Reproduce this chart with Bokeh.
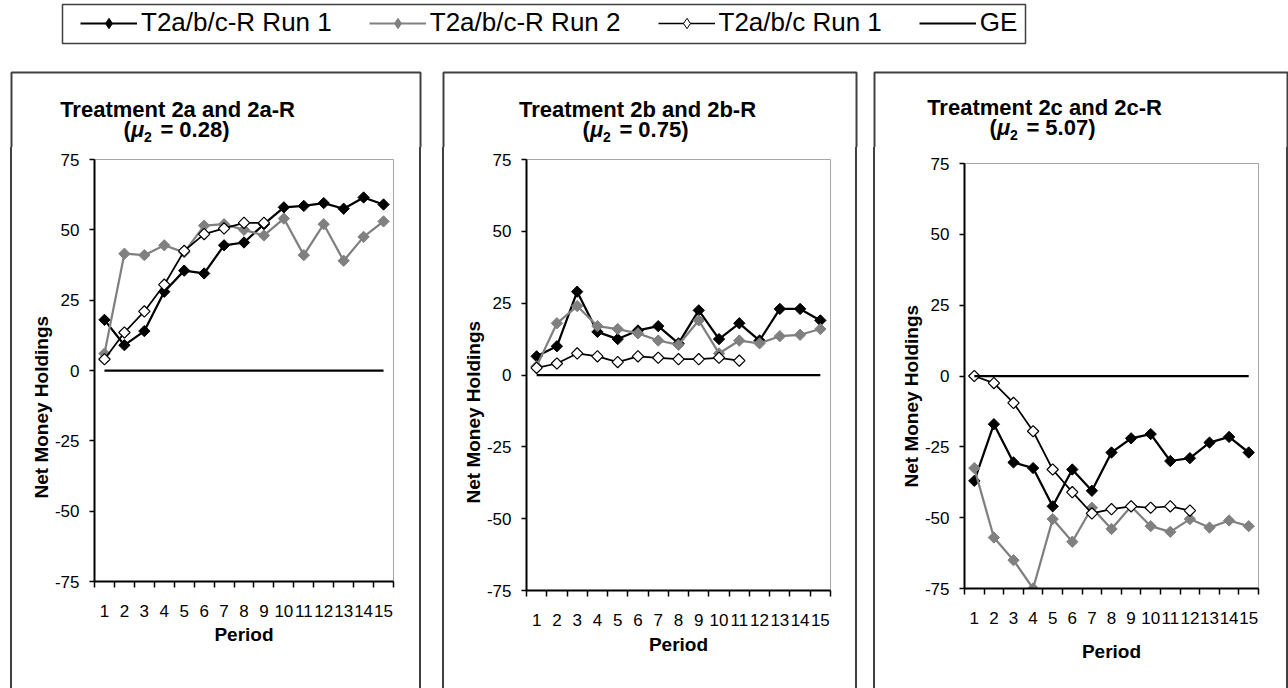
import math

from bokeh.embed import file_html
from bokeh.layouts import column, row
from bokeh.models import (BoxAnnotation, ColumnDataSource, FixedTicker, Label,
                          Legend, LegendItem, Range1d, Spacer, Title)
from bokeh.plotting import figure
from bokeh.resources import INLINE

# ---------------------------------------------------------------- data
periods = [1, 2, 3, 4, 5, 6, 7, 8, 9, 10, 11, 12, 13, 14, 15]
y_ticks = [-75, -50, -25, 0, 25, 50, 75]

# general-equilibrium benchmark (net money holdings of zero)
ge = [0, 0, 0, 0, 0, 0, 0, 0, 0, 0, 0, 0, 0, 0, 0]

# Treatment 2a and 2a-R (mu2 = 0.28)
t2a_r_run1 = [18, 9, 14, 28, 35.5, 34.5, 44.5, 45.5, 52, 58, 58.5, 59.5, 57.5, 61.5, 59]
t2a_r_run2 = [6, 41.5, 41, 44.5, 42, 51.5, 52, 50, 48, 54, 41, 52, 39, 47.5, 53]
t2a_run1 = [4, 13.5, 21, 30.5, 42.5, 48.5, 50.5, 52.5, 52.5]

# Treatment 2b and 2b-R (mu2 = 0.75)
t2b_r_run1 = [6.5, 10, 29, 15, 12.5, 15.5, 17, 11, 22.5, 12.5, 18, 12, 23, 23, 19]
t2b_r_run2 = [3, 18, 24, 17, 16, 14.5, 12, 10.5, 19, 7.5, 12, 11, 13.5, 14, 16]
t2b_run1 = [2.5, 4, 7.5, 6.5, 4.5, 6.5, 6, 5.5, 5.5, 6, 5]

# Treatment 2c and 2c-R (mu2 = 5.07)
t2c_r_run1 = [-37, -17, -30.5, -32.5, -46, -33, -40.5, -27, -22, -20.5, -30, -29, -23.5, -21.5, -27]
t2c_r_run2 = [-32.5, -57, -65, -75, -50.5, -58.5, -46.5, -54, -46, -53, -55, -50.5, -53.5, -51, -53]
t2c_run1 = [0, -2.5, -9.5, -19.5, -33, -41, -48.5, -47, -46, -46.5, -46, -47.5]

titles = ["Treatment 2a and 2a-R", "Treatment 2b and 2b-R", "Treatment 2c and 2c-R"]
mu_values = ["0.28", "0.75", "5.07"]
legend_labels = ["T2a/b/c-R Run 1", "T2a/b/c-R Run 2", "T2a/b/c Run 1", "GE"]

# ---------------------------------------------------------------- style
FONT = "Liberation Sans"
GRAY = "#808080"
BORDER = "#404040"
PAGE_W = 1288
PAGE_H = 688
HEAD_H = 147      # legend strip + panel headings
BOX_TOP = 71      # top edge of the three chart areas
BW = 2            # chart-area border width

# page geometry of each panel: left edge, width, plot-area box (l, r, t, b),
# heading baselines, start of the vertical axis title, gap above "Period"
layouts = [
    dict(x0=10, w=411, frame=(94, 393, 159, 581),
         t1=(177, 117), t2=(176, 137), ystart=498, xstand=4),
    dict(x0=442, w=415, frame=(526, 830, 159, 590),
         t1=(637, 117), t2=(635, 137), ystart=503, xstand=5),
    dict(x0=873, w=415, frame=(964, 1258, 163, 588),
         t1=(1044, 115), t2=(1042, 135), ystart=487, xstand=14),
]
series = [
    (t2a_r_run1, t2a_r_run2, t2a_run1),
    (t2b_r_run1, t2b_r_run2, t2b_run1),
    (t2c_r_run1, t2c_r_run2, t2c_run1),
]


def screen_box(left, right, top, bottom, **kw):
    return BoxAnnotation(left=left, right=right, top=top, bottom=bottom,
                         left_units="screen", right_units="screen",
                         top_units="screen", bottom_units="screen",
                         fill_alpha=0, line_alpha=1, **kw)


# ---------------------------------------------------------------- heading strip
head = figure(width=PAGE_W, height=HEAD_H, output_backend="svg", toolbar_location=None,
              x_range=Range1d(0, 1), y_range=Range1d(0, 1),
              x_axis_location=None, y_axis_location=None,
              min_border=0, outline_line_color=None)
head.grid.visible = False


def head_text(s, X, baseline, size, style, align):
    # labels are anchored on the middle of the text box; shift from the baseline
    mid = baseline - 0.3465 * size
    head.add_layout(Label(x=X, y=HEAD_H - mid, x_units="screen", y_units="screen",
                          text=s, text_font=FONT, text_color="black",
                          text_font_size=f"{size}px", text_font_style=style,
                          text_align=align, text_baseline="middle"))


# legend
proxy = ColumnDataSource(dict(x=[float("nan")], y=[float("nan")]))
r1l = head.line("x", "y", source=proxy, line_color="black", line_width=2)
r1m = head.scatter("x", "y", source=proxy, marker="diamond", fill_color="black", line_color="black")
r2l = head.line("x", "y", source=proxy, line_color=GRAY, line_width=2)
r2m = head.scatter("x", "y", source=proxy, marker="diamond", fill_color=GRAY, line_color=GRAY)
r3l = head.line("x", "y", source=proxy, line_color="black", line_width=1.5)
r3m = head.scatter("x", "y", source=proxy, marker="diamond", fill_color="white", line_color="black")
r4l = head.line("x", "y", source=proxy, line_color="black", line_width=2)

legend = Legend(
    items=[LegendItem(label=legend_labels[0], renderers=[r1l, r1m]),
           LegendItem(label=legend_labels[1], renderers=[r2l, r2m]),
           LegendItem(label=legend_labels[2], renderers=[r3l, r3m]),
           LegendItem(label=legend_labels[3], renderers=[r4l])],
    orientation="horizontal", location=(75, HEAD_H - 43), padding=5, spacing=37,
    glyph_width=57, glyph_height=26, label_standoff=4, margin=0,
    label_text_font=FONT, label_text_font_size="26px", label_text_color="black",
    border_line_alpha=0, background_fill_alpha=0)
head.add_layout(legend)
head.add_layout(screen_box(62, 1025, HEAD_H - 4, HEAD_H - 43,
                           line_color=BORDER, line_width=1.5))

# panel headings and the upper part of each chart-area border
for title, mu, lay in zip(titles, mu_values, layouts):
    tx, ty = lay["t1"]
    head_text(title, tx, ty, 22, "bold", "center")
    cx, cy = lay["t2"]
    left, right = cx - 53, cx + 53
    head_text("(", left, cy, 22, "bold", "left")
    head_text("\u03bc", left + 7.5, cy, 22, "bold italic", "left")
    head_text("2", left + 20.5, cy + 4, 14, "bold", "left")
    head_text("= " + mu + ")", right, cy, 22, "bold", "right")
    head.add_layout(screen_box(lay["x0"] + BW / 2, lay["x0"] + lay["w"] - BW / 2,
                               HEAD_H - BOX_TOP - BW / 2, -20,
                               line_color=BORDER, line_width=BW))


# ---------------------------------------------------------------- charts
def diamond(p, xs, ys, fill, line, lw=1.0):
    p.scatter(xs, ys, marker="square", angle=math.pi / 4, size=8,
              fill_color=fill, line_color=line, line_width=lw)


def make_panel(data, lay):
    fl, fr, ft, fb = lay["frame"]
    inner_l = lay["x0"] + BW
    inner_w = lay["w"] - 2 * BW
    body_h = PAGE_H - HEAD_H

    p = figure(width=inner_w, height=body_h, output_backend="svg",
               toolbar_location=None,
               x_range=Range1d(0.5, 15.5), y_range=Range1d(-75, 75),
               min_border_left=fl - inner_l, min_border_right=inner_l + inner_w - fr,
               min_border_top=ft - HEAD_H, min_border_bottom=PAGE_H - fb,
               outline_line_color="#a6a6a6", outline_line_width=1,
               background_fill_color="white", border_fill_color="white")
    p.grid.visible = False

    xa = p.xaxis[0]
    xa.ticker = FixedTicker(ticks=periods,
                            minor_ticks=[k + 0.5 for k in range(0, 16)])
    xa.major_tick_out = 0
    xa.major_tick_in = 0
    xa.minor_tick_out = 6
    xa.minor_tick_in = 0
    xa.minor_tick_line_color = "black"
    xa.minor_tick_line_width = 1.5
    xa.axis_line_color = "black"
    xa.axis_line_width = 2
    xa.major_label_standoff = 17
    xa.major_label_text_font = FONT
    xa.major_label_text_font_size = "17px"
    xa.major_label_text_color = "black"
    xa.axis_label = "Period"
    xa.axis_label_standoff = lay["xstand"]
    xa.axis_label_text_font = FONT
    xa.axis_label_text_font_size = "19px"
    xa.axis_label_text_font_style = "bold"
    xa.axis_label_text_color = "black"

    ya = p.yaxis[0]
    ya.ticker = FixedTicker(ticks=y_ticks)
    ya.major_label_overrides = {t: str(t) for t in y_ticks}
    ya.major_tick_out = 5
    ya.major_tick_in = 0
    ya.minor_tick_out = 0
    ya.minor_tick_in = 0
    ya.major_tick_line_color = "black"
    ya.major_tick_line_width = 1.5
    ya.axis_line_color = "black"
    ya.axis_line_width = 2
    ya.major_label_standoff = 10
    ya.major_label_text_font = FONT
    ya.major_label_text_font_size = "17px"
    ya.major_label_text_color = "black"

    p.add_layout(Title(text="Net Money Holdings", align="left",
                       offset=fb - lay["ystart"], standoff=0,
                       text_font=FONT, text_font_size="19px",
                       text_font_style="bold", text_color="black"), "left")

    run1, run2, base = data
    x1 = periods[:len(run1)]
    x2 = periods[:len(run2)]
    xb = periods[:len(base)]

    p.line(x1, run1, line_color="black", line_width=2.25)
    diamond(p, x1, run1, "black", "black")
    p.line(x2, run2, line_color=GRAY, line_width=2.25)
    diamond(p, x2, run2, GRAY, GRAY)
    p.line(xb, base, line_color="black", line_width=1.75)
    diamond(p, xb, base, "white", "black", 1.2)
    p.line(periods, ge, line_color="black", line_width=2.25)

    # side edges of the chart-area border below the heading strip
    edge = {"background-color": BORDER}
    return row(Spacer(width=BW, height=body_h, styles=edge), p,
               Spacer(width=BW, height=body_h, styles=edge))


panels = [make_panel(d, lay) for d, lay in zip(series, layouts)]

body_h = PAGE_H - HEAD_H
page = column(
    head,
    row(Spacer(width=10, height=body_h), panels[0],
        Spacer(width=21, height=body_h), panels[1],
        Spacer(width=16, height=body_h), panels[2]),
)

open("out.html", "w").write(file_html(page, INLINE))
--
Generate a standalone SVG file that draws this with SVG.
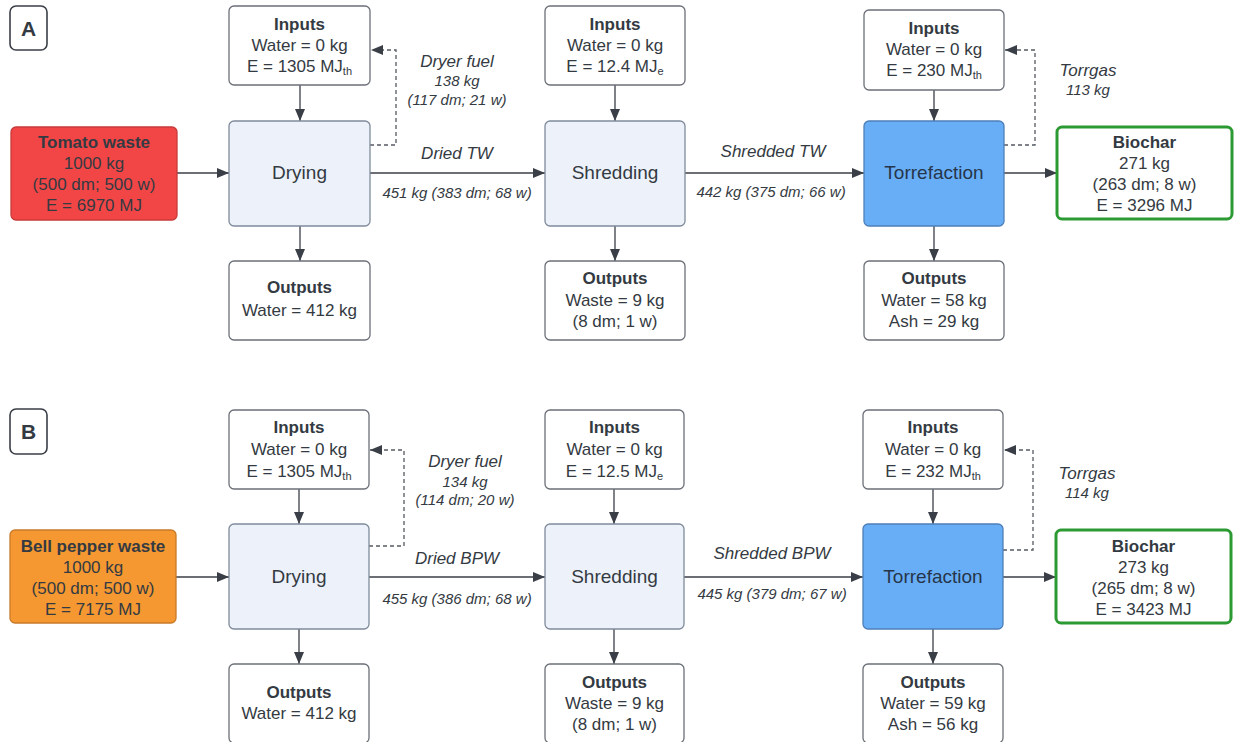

REQUIRED TASK » For the material above, give again only the lines starting at the line that contains "Reproduce this chart with Bokeh." and ending at the line that contains "chart-area border width". Pictures do not belong in the copy.

COMPLETE RESPONSE »
Reproduce this chart with Bokeh.
import math

from bokeh.embed import file_html
from bokeh.layouts import column, row
from bokeh.models import (BoxAnnotation, ColumnDataSource, FixedTicker, Label,
                          Legend, LegendItem, Range1d, Spacer, Title)
from bokeh.plotting import figure
from bokeh.resources import INLINE

# ---------------------------------------------------------------- data
periods = [1, 2, 3, 4, 5, 6, 7, 8, 9, 10, 11, 12, 13, 14, 15]
y_ticks = [-75, -50, -25, 0, 25, 50, 75]

# general-equilibrium benchmark (net money holdings of zero)
ge = [0, 0, 0, 0, 0, 0, 0, 0, 0, 0, 0, 0, 0, 0, 0]

# Treatment 2a and 2a-R (mu2 = 0.28)
t2a_r_run1 = [18, 9, 14, 28, 35.5, 34.5, 44.5, 45.5, 52, 58, 58.5, 59.5, 57.5, 61.5, 59]
t2a_r_run2 = [6, 41.5, 41, 44.5, 42, 51.5, 52, 50, 48, 54, 41, 52, 39, 47.5, 53]
t2a_run1 = [4, 13.5, 21, 30.5, 42.5, 48.5, 50.5, 52.5, 52.5]

# Treatment 2b and 2b-R (mu2 = 0.75)
t2b_r_run1 = [6.5, 10, 29, 15, 12.5, 15.5, 17, 11, 22.5, 12.5, 18, 12, 23, 23, 19]
t2b_r_run2 = [3, 18, 24, 17, 16, 14.5, 12, 10.5, 19, 7.5, 12, 11, 13.5, 14, 16]
t2b_run1 = [2.5, 4, 7.5, 6.5, 4.5, 6.5, 6, 5.5, 5.5, 6, 5]

# Treatment 2c and 2c-R (mu2 = 5.07)
t2c_r_run1 = [-37, -17, -30.5, -32.5, -46, -33, -40.5, -27, -22, -20.5, -30, -29, -23.5, -21.5, -27]
t2c_r_run2 = [-32.5, -57, -65, -75, -50.5, -58.5, -46.5, -54, -46, -53, -55, -50.5, -53.5, -51, -53]
t2c_run1 = [0, -2.5, -9.5, -19.5, -33, -41, -48.5, -47, -46, -46.5, -46, -47.5]

titles = ["Treatment 2a and 2a-R", "Treatment 2b and 2b-R", "Treatment 2c and 2c-R"]
mu_values = ["0.28", "0.75", "5.07"]
legend_labels = ["T2a/b/c-R Run 1", "T2a/b/c-R Run 2", "T2a/b/c Run 1", "GE"]

# ---------------------------------------------------------------- style
FONT = "Liberation Sans"
GRAY = "#808080"
BORDER = "#404040"
PAGE_W = 1288
PAGE_H = 688
HEAD_H = 147      # legend strip + panel headings
BOX_TOP = 71      # top edge of the three chart areas
BW = 2            # chart-area border width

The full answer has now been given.